Throttling probability drops significantly.

4. More Stable Visibility Timeouts

Messages are acknowledged faster and more consistently.

5. Better Horizontal Scaling

Consumers can scale without overwhelming SQS APIs.

The Production-Grade Consumer Pattern

A robust consumer flow usually looks like this:

1. Receive batch of messages
2. Process in parallel
3. Track successful messages
4. Batch delete only successful ones
5. Retry failed messages later

Pseudo-flow:

List<Message> successful = new ArrayList<>();

for (Message msg : messages) {
    try {
        process(msg);
        successful.add(msg);
    } catch (Exception ex) {
        log.error("processing failed");
    }
}

sqs.deleteMessageBatch(successful);

This avoids:

deleting failed messages
unnecessary retries
excessive API calls

Another Common Mistake

Some systems do this:

Receive 10 messages
Process 1 message
Immediately delete 1 message
Repeat

This destroys batching benefits entirely.

Instead:

accumulate acknowledgements
flush periodically
batch deletes intelligently

Many high-scale systems maintain:

in-memory delete buffers
timed flush intervals
max batch thresholds

Exactly like how Kafka producers batch writes internally.

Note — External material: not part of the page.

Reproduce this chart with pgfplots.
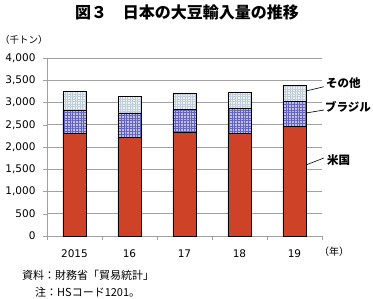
\documentclass[border=0pt]{standalone}
\usepackage{fontspec}
\usepackage{pgfplots}
\pgfplotsset{compat=1.18}
\usetikzlibrary{patterns.meta}
\setmainfont{Noto Sans CJK JP}
\newfontfamily\numfont{DejaVu Sans}
\definecolor{usred}{RGB}{206,66,40}
\definecolor{brfill}{RGB}{190,190,230}
\definecolor{brline}{RGB}{98,98,188}
\definecolor{otfill}{RGB}{236,241,244}
\definecolor{otline}{RGB}{190,205,215}
\definecolor{gridgray}{RGB}{160,160,160}

\begin{document}
\begin{tikzpicture}
\path[use as bounding box] (0,0) rectangle (373pt,299pt);
\begin{axis}[
    at={(47pt,63pt)}, anchor=south west,
    scale only axis, width=275pt, height=178pt,
    ybar stacked, bar width=23pt,
    xmin=-0.5, xmax=4.5,
    ymin=0, ymax=4000,
    ytick={0,500,...,4000},
    xtick={0,1,2,3,4},
    xticklabels={2015,16,17,18,19},
    minor xtick={-0.5,0.5,...,4.5},
    axis lines*=left,
    axis line style={draw=gridgray,-},
    ymajorgrids, grid style={draw=gridgray,line width=0.5pt},
    tick align=outside,
    major tick length=4pt, minor tick length=4pt,
    major x tick style={draw=none},
    minor x tick style={draw=gridgray},
    ytick style={draw=gridgray},
    /pgf/number format/assume math mode=true,
    /pgf/number format/1000 sep={,},
    ticklabel style={font=\numfont\fontsize{10.5}{12}\selectfont},
    xticklabel style={yshift=-6pt},
    yticklabel style={xshift=-4pt},
    clip=false,
]
\addplot[fill=usred, draw=black, line width=0.8pt]
  coordinates {(0,2310) (1,2220) (2,2335) (3,2310) (4,2460)};
\addplot[fill=brfill, draw=black, line width=0.8pt,
  postaction={pattern={Lines[angle=0,distance=2.7pt,line width=0.9pt]}, pattern color=brline},
  postaction={pattern={Lines[angle=90,distance=2.7pt,line width=0.9pt]}, pattern color=brline}]
  coordinates {(0,515) (1,545) (2,510) (3,560) (4,560)};
\addplot[fill=otfill, draw=black, line width=0.8pt,
  postaction={pattern={Lines[angle=0,distance=2.5pt,line width=0.9pt]}, pattern color=otline},
  postaction={pattern={Lines[angle=90,distance=2.5pt,line width=0.9pt]}, pattern color=otline}]
  coordinates {(0,415) (1,365) (2,370) (3,365) (4,370)};
\draw[black, line width=0.6pt] (axis cs:4.209,3258) -- (axis cs:4.536,3355);
\draw[black, line width=0.6pt] (axis cs:4.209,2764) -- (axis cs:4.536,2831);
\draw[black, line width=0.6pt] (axis cs:4.209,1596) -- (axis cs:4.536,1753);
\end{axis}
\node[font=\bfseries\fontsize{16}{18}\selectfont] at (187pt,287pt) {図３　日本の大豆輸入量の推移};
\node[font=\fontsize{9.5}{12}\selectfont, inner sep=0pt] at (24pt,259pt) {（千トン）};
\node[font=\fontsize{10}{12}\selectfont] at (334pt,47pt) {（年）};
\node[font=\bfseries\fontsize{11.5}{13}\selectfont, anchor=west, inner sep=0pt] at (326pt,216pt) {その他};
\node[font=\bfseries\fontsize{11.5}{13}\selectfont, anchor=west, inner sep=0pt] at (325pt,192pt) {ブラジル};
\node[font=\bfseries\fontsize{11.5}{13}\selectfont, anchor=west, inner sep=0pt] at (327pt,139pt) {米国};
\node[font=\fontsize{11}{13}\selectfont, anchor=west, inner sep=0pt] at (22pt,24pt) {資料：財務省「貿易統計」};
\node[font=\fontsize{11}{13}\selectfont, anchor=west, inner sep=0pt] at (35pt,7pt) {注：HSコード1201。};
\end{tikzpicture}
\end{document}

Real-World Scaling Insight

At large scale, queue systems are rarely bottlenecked by:

enqueue throughput
storage
message delivery

They are bottlenecked by:

acknowledgements
retries
visibility timeout churn
duplicate processing amplification

The “delete path” becomes the real scalability limit.

That is why production-grade messaging systems obsess over:

batch acknowledgements
offset commits
checkpointing
ack aggregation

Even Apache Kafka fundamentally optimizes around efficient acknowledgements using offset commits.

Final Takeaway

Batching only the producer side is half an optimization.

If you:

batch send
batch receive
BUT individually delete

then your architecture still behaves like a high-request-rate system.

The real optimization comes when the entire pipeline becomes batch-aware:

Batch Produce
    ↓
Batch Consume
    ↓
Batch Acknowledge

In distributed systems, the slowest path is often not processing.

It is coordination.

And in SQS-based systems, deletion is coordination.